[start]

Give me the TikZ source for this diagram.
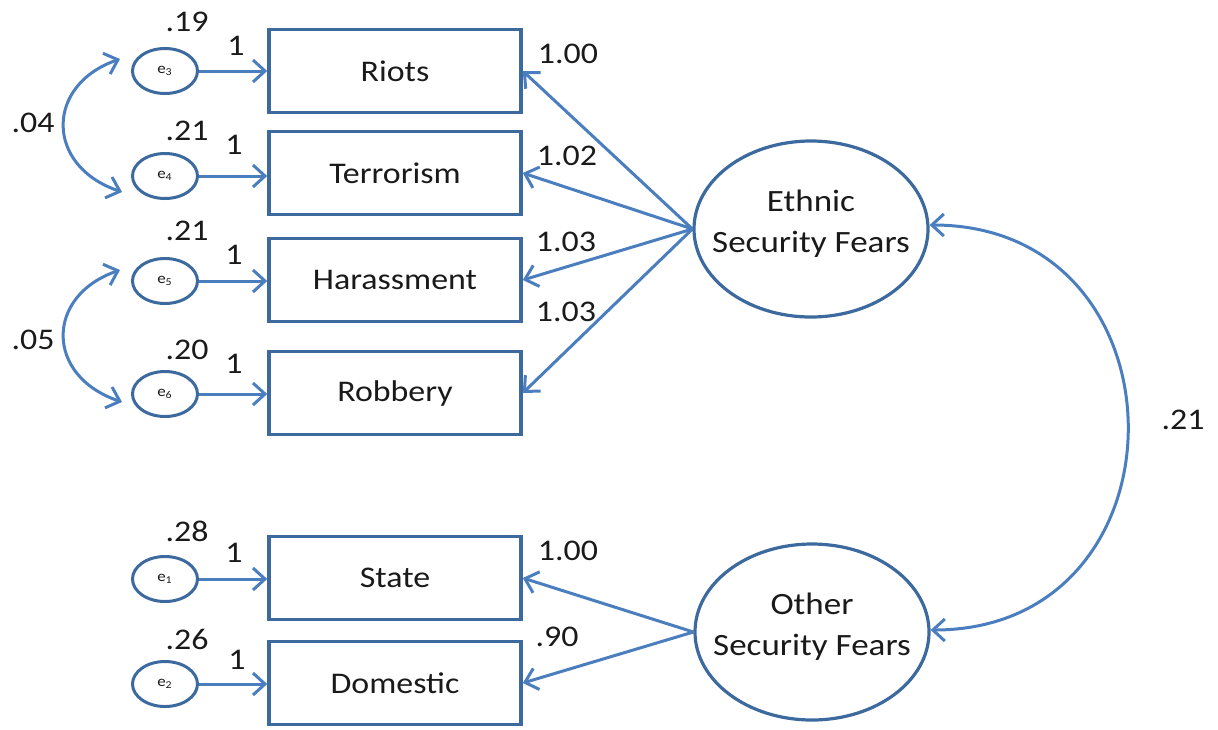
\documentclass[tikz,border=0pt]{standalone}
\usepackage{fontspec}
\setmainfont[FakeStretch=1.13]{Carlito}
\usetikzlibrary{arrows.meta,calc,shapes.geometric}
\definecolor{boxc}{HTML}{3D6A9E}
\definecolor{arrc}{HTML}{4A7EBF}
\definecolor{txt}{HTML}{1A1A1A}
\begin{document}
\begin{tikzpicture}[x=0.5pt,y=-0.5pt,
 every node/.style={text=txt, font=\fontsize{15}{17}\selectfont},
 obs/.style={draw=boxc, line width=1.8pt, minimum width=126pt, minimum height=41.5pt, inner sep=0pt},
 err/.style={ellipse, draw=boxc, line width=1.5pt, minimum width=32.5pt, minimum height=22.5pt, inner sep=0pt, font=\fontsize{7.5}{8}\selectfont},
 lat/.style={ellipse, draw=boxc, line width=1.6pt, minimum width=117pt, minimum height=88pt, inner sep=0pt},
 lattext/.style={align=center, inner sep=0pt, font=\fontsize{15.5}{20.5}\selectfont},
 arr/.style={draw=arrc, line width=1.5pt, -{Straight Barb[length=6pt,width=11pt]}},
 cov/.style={draw=arrc, line width=1.5pt, {Straight Barb[length=6pt,width=11pt]}-{Straight Barb[length=6pt,width=11pt]}},
 lab/.style={inner sep=0pt}
]
\path[fill=white, use as bounding box] (0,0) rectangle (1218,729);

% observed variables
\node[obs] (riots) at (395,71) {Riots};
\node[obs] (terr) at (395,173) {Terrorism};
\node[obs] (har) at (395,280) {Harassment};
\node[obs] (rob) at (395,393) {Robbery};
\node[obs] (state) at (395,578) {State};
\node[obs] (dom) at (395,683) {Domestic};

% error terms
\node[err] (e3) at (165,71) {e\textsubscript{3}};
\node[err] (e4) at (165,176) {e\textsubscript{4}};
\node[err] (e5) at (165,281) {e\textsubscript{5}};
\node[err] (e6) at (165,394) {e\textsubscript{6}};
\node[err] (e1) at (165,579) {e\textsubscript{1}};
\node[err] (e2) at (165,684) {e\textsubscript{2}};

% latent variables
\node[lat] (eth) at (811,229) {};
\node[lattext] (ethT) at (811,224) {Ethnic\\Security Fears};
\node[lat] (oth) at (812,632) {};
\node[lattext] (othT) at (812,627) {Other\\Security Fears};

% error arrows
\draw[arr] (e3.east) -- (e3.east -| riots.west);
\draw[arr] (e4.east) -- (e4.east -| terr.west);
\draw[arr] (e5.east) -- (e5.east -| har.west);
\draw[arr] (e6.east) -- (e6.east -| rob.west);
\draw[arr] (e1.east) -- (e1.east -| state.west);
\draw[arr] (e2.east) -- (e2.east -| dom.west);

% loadings
\draw[arr] (eth.west) -- (riots.east);
\draw[arr] (eth.west) -- (terr.east);
\draw[arr] (eth.west) -- (har.east);
\draw[arr] (eth.west) -- (rob.east);
\draw[arr] (oth.west) -- (state.east);
\draw[arr] (oth.west) -- (dom.east);

% covariances
\draw[cov] ($(e3.center)+(-45,-12)$) .. controls ($(e3.center)+(-120,14)$) and ($(e4.center)+(-120,-10)$) .. ($(e4.center)+(-43,16)$);
\draw[cov] ($(e5.center)+(-45,-11)$) .. controls ($(e5.center)+(-120,15)$) and ($(e6.center)+(-120,-18)$) .. ($(e6.center)+(-43,8)$);
\draw[cov] ($(eth.east)+(0,-4)$) .. controls ($(eth.east)+(263,-4)$) and ($(oth.east)+(263,-2)$) .. ($(oth.east)+(0,-2)$);

% labels
\node[lab] (v3) at (187,22) {.19};
\node[lab] (w3) at (236,46) {1};
\node[lab] (v4) at (187,131) {.21};
\node[lab] (w4) at (234,145) {1};
\node[lab] (v5) at (187,231) {.21};
\node[lab] (w5) at (234,255) {1};
\node[lab] (v6) at (187,350) {.20};
\node[lab] (w6) at (234,364) {1};
\node[lab] (v1) at (187,531) {.28};
\node[lab] (w1) at (234,553) {1};
\node[lab] (v2) at (187,639) {.26};
\node[lab] (w2) at (237,660) {1};

\node[lab] (c34) at (33,123) {.04};
\node[lab] (c56) at (33,340) {.05};
\node[lab] (c12) at (1183,420) {.21};

\node[lab] (l1) at (568,54) {1.00};
\node[lab] (l2) at (567,156) {1.02};
\node[lab] (l3) at (566,242) {1.03};
\node[lab] (l4) at (566,312) {1.03};
\node[lab] (l5) at (568,551) {1.00};
\node[lab] (l6) at (557,637) {.90};
\end{tikzpicture}
\end{document}
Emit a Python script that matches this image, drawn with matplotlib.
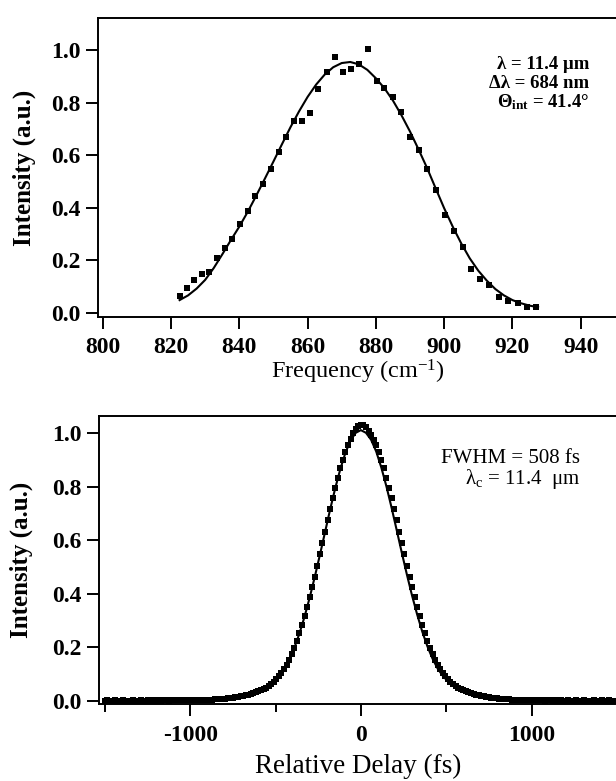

[end]

* EXERCISE DESCRIPTION
Search the records for the word "this" and copy every line where it occurs.

* RESULT OF THE TASK
Give me the TikZ source for this diagram.
Emit a Python script that matches this image, drawn with matplotlib.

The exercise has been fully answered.